Written exercise
Copy out each line of the material below that holds the string "with".

Information provided

>>>>

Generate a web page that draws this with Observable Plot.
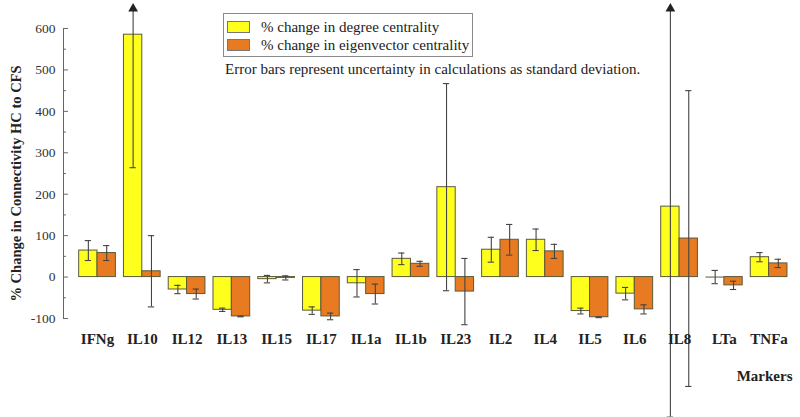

<<<<
>>>>

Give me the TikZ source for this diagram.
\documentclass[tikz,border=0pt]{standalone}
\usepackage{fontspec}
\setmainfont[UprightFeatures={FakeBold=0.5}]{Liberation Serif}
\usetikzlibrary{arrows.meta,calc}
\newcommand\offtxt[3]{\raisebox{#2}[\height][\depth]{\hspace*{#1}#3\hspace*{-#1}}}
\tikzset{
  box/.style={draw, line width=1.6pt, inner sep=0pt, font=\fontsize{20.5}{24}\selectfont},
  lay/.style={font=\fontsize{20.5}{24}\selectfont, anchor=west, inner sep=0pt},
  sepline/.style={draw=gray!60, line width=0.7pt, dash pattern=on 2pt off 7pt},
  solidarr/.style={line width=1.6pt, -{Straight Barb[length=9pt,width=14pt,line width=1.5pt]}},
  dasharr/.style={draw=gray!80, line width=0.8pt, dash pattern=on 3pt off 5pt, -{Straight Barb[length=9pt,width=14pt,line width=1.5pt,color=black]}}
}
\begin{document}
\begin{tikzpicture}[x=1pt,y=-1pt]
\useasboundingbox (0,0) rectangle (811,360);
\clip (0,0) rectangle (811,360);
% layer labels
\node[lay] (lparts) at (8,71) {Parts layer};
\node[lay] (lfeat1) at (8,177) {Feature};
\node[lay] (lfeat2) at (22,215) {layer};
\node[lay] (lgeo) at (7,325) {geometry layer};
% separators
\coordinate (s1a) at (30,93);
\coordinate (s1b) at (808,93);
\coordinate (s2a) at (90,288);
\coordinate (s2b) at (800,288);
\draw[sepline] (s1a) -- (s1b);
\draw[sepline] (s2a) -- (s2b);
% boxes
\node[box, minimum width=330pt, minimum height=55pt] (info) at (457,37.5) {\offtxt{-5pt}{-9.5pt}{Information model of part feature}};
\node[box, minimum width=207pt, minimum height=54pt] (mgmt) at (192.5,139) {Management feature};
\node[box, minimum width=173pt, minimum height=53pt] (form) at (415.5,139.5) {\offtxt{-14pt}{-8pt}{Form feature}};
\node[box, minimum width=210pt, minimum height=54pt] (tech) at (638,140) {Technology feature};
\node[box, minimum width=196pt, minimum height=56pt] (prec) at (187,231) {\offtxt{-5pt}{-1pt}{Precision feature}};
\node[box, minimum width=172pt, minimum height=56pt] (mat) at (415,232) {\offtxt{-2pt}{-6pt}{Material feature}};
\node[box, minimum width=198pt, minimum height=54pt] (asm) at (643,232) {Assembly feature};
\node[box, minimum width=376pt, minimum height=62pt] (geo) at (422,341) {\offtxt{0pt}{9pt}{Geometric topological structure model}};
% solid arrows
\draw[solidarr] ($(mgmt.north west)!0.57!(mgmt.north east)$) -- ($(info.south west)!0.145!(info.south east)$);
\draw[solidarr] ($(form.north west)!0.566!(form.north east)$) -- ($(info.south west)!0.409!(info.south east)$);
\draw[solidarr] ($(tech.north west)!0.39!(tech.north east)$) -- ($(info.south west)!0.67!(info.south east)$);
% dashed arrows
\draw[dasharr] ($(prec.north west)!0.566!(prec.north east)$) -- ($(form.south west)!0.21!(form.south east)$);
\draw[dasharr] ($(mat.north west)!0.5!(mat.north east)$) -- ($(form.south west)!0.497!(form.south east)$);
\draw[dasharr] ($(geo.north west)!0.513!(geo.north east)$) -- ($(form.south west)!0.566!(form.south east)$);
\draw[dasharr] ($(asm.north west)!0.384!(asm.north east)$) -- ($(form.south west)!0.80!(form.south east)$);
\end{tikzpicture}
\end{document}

<<<<
>>>>

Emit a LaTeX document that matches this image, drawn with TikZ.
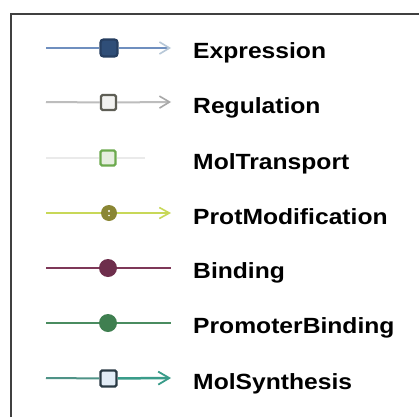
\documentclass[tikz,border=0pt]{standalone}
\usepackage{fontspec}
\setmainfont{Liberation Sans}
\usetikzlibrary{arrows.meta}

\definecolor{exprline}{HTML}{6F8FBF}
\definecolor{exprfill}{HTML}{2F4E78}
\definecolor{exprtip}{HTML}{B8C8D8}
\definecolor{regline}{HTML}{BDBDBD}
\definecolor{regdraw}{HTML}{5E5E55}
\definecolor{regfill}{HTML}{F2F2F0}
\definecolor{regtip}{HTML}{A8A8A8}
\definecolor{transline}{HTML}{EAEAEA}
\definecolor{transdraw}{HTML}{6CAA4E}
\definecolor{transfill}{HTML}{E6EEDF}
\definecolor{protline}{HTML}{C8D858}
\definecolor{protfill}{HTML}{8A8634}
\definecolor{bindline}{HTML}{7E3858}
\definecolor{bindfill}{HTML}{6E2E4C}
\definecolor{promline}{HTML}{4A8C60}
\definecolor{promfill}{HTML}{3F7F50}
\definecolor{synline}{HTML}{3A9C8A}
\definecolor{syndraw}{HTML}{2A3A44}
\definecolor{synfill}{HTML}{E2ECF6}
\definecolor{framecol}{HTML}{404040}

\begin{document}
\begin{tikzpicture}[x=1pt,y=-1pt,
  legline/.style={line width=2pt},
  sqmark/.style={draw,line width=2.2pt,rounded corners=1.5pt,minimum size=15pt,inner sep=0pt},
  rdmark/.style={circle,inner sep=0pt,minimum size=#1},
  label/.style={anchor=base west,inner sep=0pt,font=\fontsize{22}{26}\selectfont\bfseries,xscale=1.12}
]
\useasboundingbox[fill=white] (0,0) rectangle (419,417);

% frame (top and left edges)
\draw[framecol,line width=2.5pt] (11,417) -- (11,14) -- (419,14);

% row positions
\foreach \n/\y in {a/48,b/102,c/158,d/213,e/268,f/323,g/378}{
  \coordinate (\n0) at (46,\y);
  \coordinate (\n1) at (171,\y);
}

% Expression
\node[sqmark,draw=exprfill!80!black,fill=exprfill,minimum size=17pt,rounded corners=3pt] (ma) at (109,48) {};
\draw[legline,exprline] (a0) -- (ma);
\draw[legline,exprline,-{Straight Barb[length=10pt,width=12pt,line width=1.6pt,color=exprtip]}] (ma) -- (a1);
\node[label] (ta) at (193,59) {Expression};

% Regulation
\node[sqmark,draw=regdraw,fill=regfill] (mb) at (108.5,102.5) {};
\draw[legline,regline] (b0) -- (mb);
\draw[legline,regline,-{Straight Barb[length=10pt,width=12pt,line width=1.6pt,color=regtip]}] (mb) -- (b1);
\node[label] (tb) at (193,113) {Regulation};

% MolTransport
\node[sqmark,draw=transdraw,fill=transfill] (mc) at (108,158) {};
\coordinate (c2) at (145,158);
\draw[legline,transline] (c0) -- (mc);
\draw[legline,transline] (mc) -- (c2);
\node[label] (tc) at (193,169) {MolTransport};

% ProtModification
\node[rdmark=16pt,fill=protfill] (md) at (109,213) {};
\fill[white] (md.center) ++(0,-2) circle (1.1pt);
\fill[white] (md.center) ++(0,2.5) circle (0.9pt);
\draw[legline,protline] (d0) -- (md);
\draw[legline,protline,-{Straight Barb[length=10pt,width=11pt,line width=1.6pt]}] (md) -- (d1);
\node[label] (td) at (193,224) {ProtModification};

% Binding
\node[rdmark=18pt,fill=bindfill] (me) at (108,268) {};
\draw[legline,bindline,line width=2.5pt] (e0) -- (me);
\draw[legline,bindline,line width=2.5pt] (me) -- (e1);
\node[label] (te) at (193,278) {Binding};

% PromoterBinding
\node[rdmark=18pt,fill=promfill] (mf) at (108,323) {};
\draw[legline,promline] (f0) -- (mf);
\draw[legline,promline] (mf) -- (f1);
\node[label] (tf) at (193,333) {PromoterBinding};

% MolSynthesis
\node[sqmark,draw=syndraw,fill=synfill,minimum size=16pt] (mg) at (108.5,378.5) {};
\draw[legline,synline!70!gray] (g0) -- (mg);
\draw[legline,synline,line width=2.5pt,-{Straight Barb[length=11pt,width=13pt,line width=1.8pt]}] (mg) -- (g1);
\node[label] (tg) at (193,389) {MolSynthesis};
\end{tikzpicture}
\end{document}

<<<<

Result of this task
Generate a web page that draws this with Observable Plot.
Emit a LaTeX document that matches this image, drawn with TikZ.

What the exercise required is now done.